Looks pretty sweet to me. Of course results are obvious, and there is not really anything I can do to make it faster with these functions, but it shows that the method really works.

11 thoughts on “Profiling stored procedures/functions”

Johan says:

2010-03-18 at 18:09

Thank you for this (and all your articles)! It allowed me to check and optimize a slow function (and revealed some really stupid thinking on my part) from 12 seconds to less than one!
Brett says:

2010-03-18 at 23:14

The edb-debugger module on pgfoundry also contains an excellent plpgsql profiling tool, which allows you to gather similar data (plus some). It’s less invasive (no code changes required) but you need to explicitly turn it on/off in each session to be traced.
I’m using it a bit to discover potential improvements in my plpgsql. By day I’m an Oracle developer, but I’ve found the postgres offering to be easier to use and more useful than Oracle’s dbms_profiler.
ash says:

2010-03-20 at 01:01

ever tried track_functions in postgresql 8.4?
depesz says:

2010-03-20 at 01:07

@ASH:
sure. not sure though how’s that relevant. track_functions tracks how many times function was called. This blogpost is about checking how much time parts of function take.
Tom says:

2010-04-01 at 12:27

Depesz WTF, this blog layout is awful. Bring back the old one.
depesz says:

2010-04-01 at 12:31

@TOM:
no way. 2 people complained about new layout (you and metys), and all other opinions i got were: “YAY, it’s so much better than previous”.
Matthew says:

2010-04-18 at 08:03

@depesz make that 3. At least people could choose the layout before.
depesz says:

2010-04-18 at 10:14

@Matthew:
heh, perhaps I should add a poll – “Do you like new layout” 🙂

But since, you made it to 3 – theme chooser is back 🙂
Matthew says:

2010-04-18 at 22:58

Yay! “AS 400” selected here.
Brian DeRocher says:

2011-09-24 at 16:14

That windowing stuff is a mind bender. How about this instead?

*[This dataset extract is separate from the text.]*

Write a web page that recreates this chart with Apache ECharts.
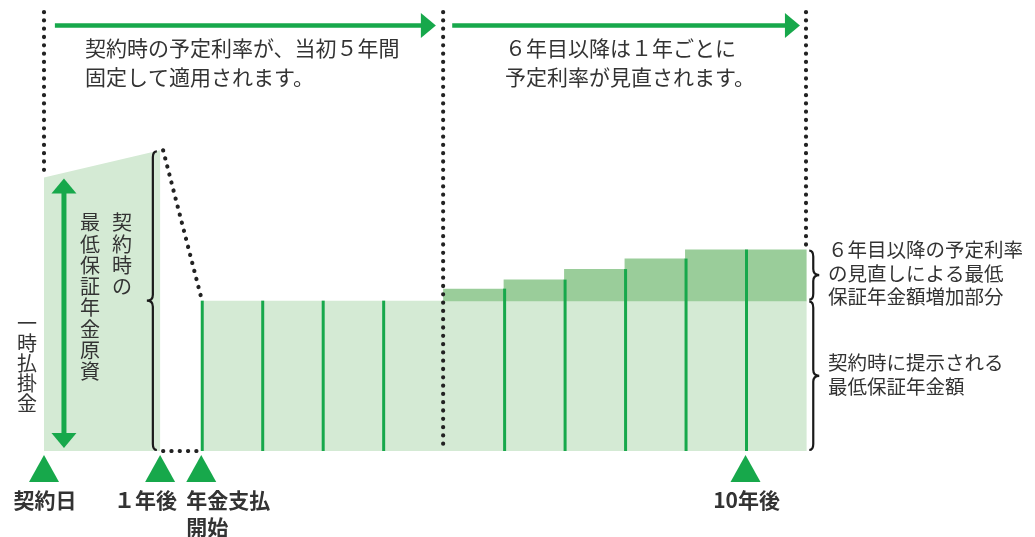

mark := clock_timestamp();
— stuff
RAISE LOG ‘Step 1 : %’, clock_timestamp() – mark;
depesz says:

2011-09-25 at 09:24

@Brian:
Sure, it’s possible, but then you’d have to add another mark := clock_timestamp(); *after* each raise log.
Plus – you have to do more stuff on runtime (more calls to clock_timestamp, substraction), which I wanted to avoid to make the overhead as small as possible.

Comments are closed.